From, p.63, since the laws of nature are invariant under certain space-time transformations, if $A | \phi_n \rangle = a_n | \phi_n$ with $A$ representing an observable, and $\phi_n$ an eigenvector, then after the transformation $A' | \phi_n' \rangle = a_n | \phi_n' \rangle$ because they represent the same observable.

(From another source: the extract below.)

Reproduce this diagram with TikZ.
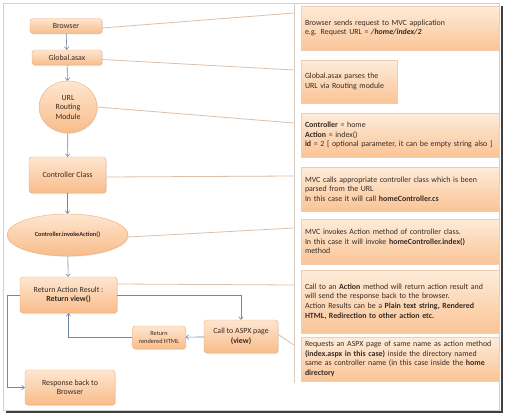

And from p.64 and p.65, given a space-time transformation $U$

$$|\phi_n' \rangle = U|\phi_n \rangle$$

$$A' = UAU^{-1}$$

Now, for a space displacement of the position operator we have $$|\mathbf{x'}\rangle =e^{-i\mathbf{a}\cdot \mathbf{P}}|\mathbf{x}\rangle = |\mathbf{x}+\mathbf{a}\rangle$$ $$\mathbf{Q'} = e^{-i\mathbf{a}\cdot \mathbf{P}}\mathbf{Q}e^{i\mathbf{a}\cdot \mathbf{P}}$$ And for a single direction of Q, $$Q_\alpha'|\mathbf{x'}\rangle = x_\alpha |\mathbf{x'}\rangle $$

Which suggests, $$\mathbf{Q'} = \mathbf{Q} - \mathbf{a}I$$ because for a single direction $$Q_\alpha'|\mathbf{x'}\rangle = x_\alpha |\mathbf{x'}\rangle = (Q_\alpha -a_\alpha I)|\mathbf{x}+\mathbf{a}\rangle$$ $$ = Q_\alpha |\mathbf{x}+\mathbf{a}\rangle - a_\alpha |\mathbf{x}+\mathbf{a}\rangle $$ $$ = x_\alpha + a_\alpha |\mathbf{x}+\mathbf{a}\rangle - a_\alpha |\mathbf{x}+\mathbf{a}\rangle $$ $$ = x_\alpha|\mathbf{x}+\mathbf{a}\rangle$$

So, thinking back to the active/passive view of transformations where I was confused, what is happening is that we are shifting the position operator $Q$ forward by $\mathbf{a}$ which corresponds to an active point of view.

This results in the position eigenvectors for a specific eigenvector to be shifted forward or in other words for the eigenvalues of a given eigenvector to be shifted backwards! All very confusing, but I believe this clarifies my original question more in the spirit of the text exposition.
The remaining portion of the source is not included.